I have no idea how to get around this. I have fantasies about telling my students, "Just read as much as you feel like," but practically speaking, that would be a disaster. At least, it seems like it would. The only thing that makes our discussions in class remotely possible--perhaps more accurately, remotely productive--is (quite literally) being on the same page: we need to have something in common to talk about if I am going to teach my students anything about how to think about texts. Plus, there is the inescapable fact that learning about history means lots and lots and lots of reading. Just like long hours in a lab or on the practice field, you have to put in the time reading stuff otherwise you simply don't know enough (that word again). There is, practically speaking, no other way to learn about history unless you go on field trips to historic sites (as if; even I can't afford to get myself to all the places that I read about), and even then, you're going to have to spend most of your time reading in the sources and scholarship to know what "we" (who is this "we"?) know about what happened there. And then there's the fact that most of what I study happened not so much in particular places, as in people's heads, the only access to which is, yes, through books and (in larger part than I think many of my colleagues are willing to admit) our own imagination. More reading.
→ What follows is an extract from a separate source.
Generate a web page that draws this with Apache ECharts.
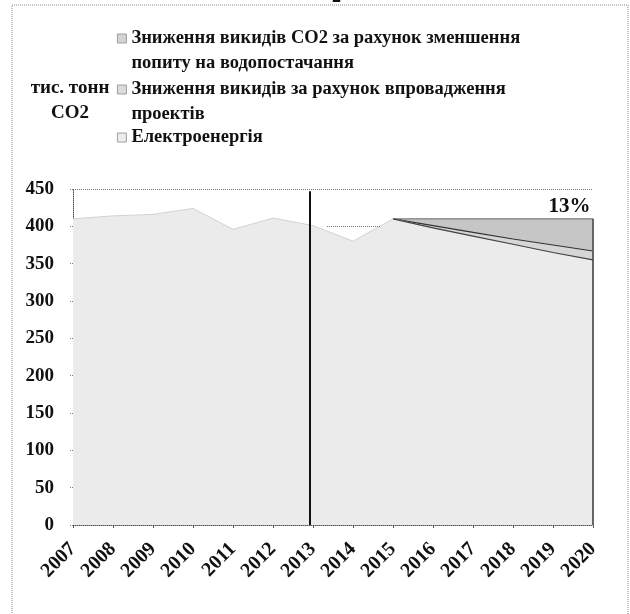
<!DOCTYPE html>
<html>
<head>
<meta charset="utf-8">
<script src="https://cdn.jsdelivr.net/npm/echarts@6/dist/echarts.min.js"></script>
<style>
  html, body { margin: 0; padding: 0; background: #ffffff; }
  #chart { width: 630px; height: 614px; }
</style>
</head>
<body>
<div id="chart"></div>
<script>
// Years on the horizontal axis
const years = [2007, 2008, 2009, 2010, 2011, 2012, 2013, 2014, 2015, 2016, 2017, 2018, 2019, 2020];

// Emissions from electricity, thousand tonnes CO2
const electricity = [410, 414, 416, 424, 396, 411, 401, 380, 410, 398, 387, 376, 365, 355];
// Reduction from implemented projects (only from 2015)
const projectReduction = [null, null, null, null, null, null, null, null, 0, 3, 5, 7, 10, 12];
// Reduction from lower water-supply demand (only from 2015)
const demandReduction = [null, null, null, null, null, null, null, null, 0, 9, 18, 27, 35, 43];

// Y axis ticks
const yTicks = [0, 50, 100, 150, 200, 250, 300, 350, 400, 450];

const nameDemand = 'Зниження викидів CO2 за рахунок зменшення\nпопиту на водопостачання';
const nameProjects = 'Зниження викидів за рахунок впровадження\nпроектів';
const nameElectricity = 'Електроенергія';

const serif = '"Liberation Serif", "Times New Roman", serif';

// Layers are drawn as cumulative totals, each filled down to zero
const withProjects = electricity.map((v, i) => projectReduction[i] == null ? null : v + projectReduction[i]);
const withDemand = withProjects.map((v, i) => v == null || demandReduction[i] == null ? null : v + demandReduction[i]);
const electricityForecast = electricity.map((v, i) => projectReduction[i] == null ? null : v);

const toPairs = arr => years.map((y, i) => [y, arr[i]]);

// Share of emissions cut by 2020
const last = years.length - 1;
const cutShare = Math.round((projectReduction[last] + demandReduction[last]) / withDemand[last] * 100);

const chart = echarts.init(document.getElementById('chart'), null, { renderer: 'canvas' });

function legendBlock(name, top, color, leadingBlank) {
  return {
    data: [name],
    orient: 'vertical',
    left: 117,
    top: top,
    padding: 0,
    itemWidth: 9,
    itemHeight: 9,
    itemGap: 0,
    icon: 'rect',
    selectedMode: false,
    itemStyle: { color: color, borderColor: '#8a8a8a', borderWidth: 0.8 },
    formatter: n => (leadingBlank ? '\n' : '') + n,
    textStyle: {
      fontFamily: serif, fontWeight: 'bold', fontSize: 18.5,
      lineHeight: 25, color: '#111'
    }
  };
}

const option = {
  backgroundColor: '#ffffff',
  animation: false,
  legend: [
    legendBlock(nameDemand, 1, '#d4d4d4', true),
    legendBlock(nameProjects, 52, '#dcdcdc', true),
    legendBlock(nameElectricity, 125, '#ececec', false)
  ],
  grid: { left: 73, right: 37, top: 189, bottom: 89, containLabel: false },
  xAxis: {
    type: 'value',
    min: years[0],
    max: years[years.length - 1],
    interval: 1,
    axisLine: { show: true, lineStyle: { color: '#555', type: 'dotted', width: 1 } },
    axisTick: { show: true, length: 3, lineStyle: { color: '#555' } },
    splitLine: { show: false },
    axisLabel: {
      rotate: 45, margin: 21,
      formatter: v => String(v),
      fontFamily: serif, fontWeight: 'bold', fontSize: 20, color: '#111'
    }
  },
  yAxis: {
    type: 'value',
    min: yTicks[0],
    max: yTicks[yTicks.length - 1],
    interval: yTicks[1] - yTicks[0],
    axisLine: { show: true, lineStyle: { color: '#555', type: 'dotted', width: 1 } },
    axisTick: { show: true, length: 4, lineStyle: { color: '#777', type: 'dotted' } },
    splitLine: { show: false },
    axisLabel: {
      margin: 19,
      fontFamily: serif, fontWeight: 'bold', fontSize: 19, color: '#111'
    }
  },
  graphic: [
    {
      type: 'rect', silent: true, z: -1,
      shape: { x: 12, y: 5, width: 616, height: 620 },
      style: { fill: null, stroke: '#888', lineWidth: 1, lineDash: [1, 1] }
    },
    {
      type: 'text', silent: true,
      style: { x: 332, y: -12, text: '2', font: 'bold 18px ' + serif, fill: '#111' }
    },
    {
      type: 'text', silent: true,
      style: {
        x: 70, y: 76, text: 'тис. тонн\nCO2', font: 'bold 19px ' + serif, fill: '#111',
        align: 'center', verticalAlign: 'top', lineHeight: 25
      }
    }
  ],
  series: [
    {
      name: nameDemand,
      type: 'line',
      symbol: 'none',
      data: toPairs(withDemand),
      lineStyle: { color: '#666', width: 1 },
      itemStyle: { color: '#d4d4d4' },
      areaStyle: { color: '#c6c6c6', opacity: 1, origin: 'start' },
      markPoint: {
        symbol: 'circle',
        symbolSize: 1,
        itemStyle: { color: 'rgba(0,0,0,0)' },
        label: {
          show: true, position: 'left', distance: 2,
          formatter: () => cutShare + '%',
          fontFamily: serif, fontWeight: 'bold', fontSize: 21, color: '#111'
        },
        data: [{ coord: [2020, 426] }]
      },
      z: 2
    },
    {
      name: nameProjects,
      type: 'line',
      symbol: 'none',
      data: toPairs(withProjects),
      lineStyle: { color: '#333', width: 1.2 },
      itemStyle: { color: '#dcdcdc' },
      areaStyle: { color: '#d6d6d6', opacity: 1, origin: 'start' },
      z: 3
    },
    {
      name: nameElectricity,
      type: 'line',
      symbol: 'none',
      data: toPairs(electricity),
      lineStyle: { color: '#d2d2d2', width: 1 },
      itemStyle: { color: '#ececec' },
      areaStyle: { color: '#ebebeb', opacity: 1, origin: 'start' },
      markLine: {
        silent: true,
        symbol: 'none',
        label: { show: false },
        data: [
          [{ coord: [2012.92, 0], lineStyle: { color: '#111', width: 2, type: 'solid' } },
           { coord: [2012.92, 447] }],
          [{ coord: [2020, 0], lineStyle: { color: '#666', width: 2, type: 'solid' } },
           { coord: [2020, 410] }],
          [{ coord: [2007, 450], lineStyle: { color: '#777', width: 1, type: 'dotted' } },
           { coord: [2020, 450] }],
          [{ coord: [2013.35, 400], lineStyle: { color: '#777', width: 1, type: 'dotted' } },
           { coord: [2014.7, 400] }]
        ]
      },
      z: 4
    },
    {
      // Lower edge of the reduction wedges
      name: 'electricityForecast',
      type: 'line',
      symbol: 'none',
      data: toPairs(electricityForecast),
      lineStyle: { color: '#444', width: 1.2 },
      z: 5
    }
  ]
};

chart.setOption(option);
</script>
</body>
</html>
Is this, as my husband says, simply inevitable with anything that we do for money? Or is it a flaw in the way we think about education and, yes, research? On the one hand, being able to do something, anything, like thinking or writing about the past requires certain skills and experience, none of which is possible to acquire without practice. We in our current educational system tend to talk about literacy as if it were default, something everybody should be able to acquire, like talking, but for most of human history it was recognized that literacy (reading or writing) was a skill, like composing or playing music, to which some people were more drawn than others and which, nevertheless, took years of training to acquire. On the other hand, think about the people who become expert at music: they practice pretty much all the time, and yet, for those whom the music bugs bites, they don't really experience it as work. (I'm guessing here from the fact that great musicians always talk about how much they love what they do, but I'm also extrapolating from my experience here, of writing for my blog.) Think about it: things which we do because we're simply curious are sources of great joy. And yet, the same things become instantly burdensome as soon as they become something we are doing because we're supposed to.

I wish I could make this a rule for myself: follow your passion. Trust that what you want to know about is what really matters, not what other people tell you that you should know about. But (I can hear the objections rising) what would become of our academic disciplines if we studied in that way? Aren't audodidacts (which is what you're describing) famous for the chaos of subjects in which they indulge? Except that the majority of our modern academic fields are simply the product of the obsessions of those who defined them. "Interdisciplinarity" is just a fancy word for saying, "I read around in the stuff that interests me." Or, at least, it should be. Heaven forbid we make it another requirement. What to do? Our institutions require us to be trained to do something specific ("Teach history"), but the reality of human experience suggests that the best work arises not from obligation, but from interest. And yet, it takes great discipline to realize our best interests. Nobody can get on the fencing strip and "just fence" and expect to do anything but make an incredible mess of things without years of doing footwork and drills. And yet, again, the drills don't really feel like drills when one is gripped by the passion.

So is it the money (the obligation to do something so as to be able to live) or the demands of the practice itself that gets old? Or is it something else altogether that I can't see right now because I have so much reading to do?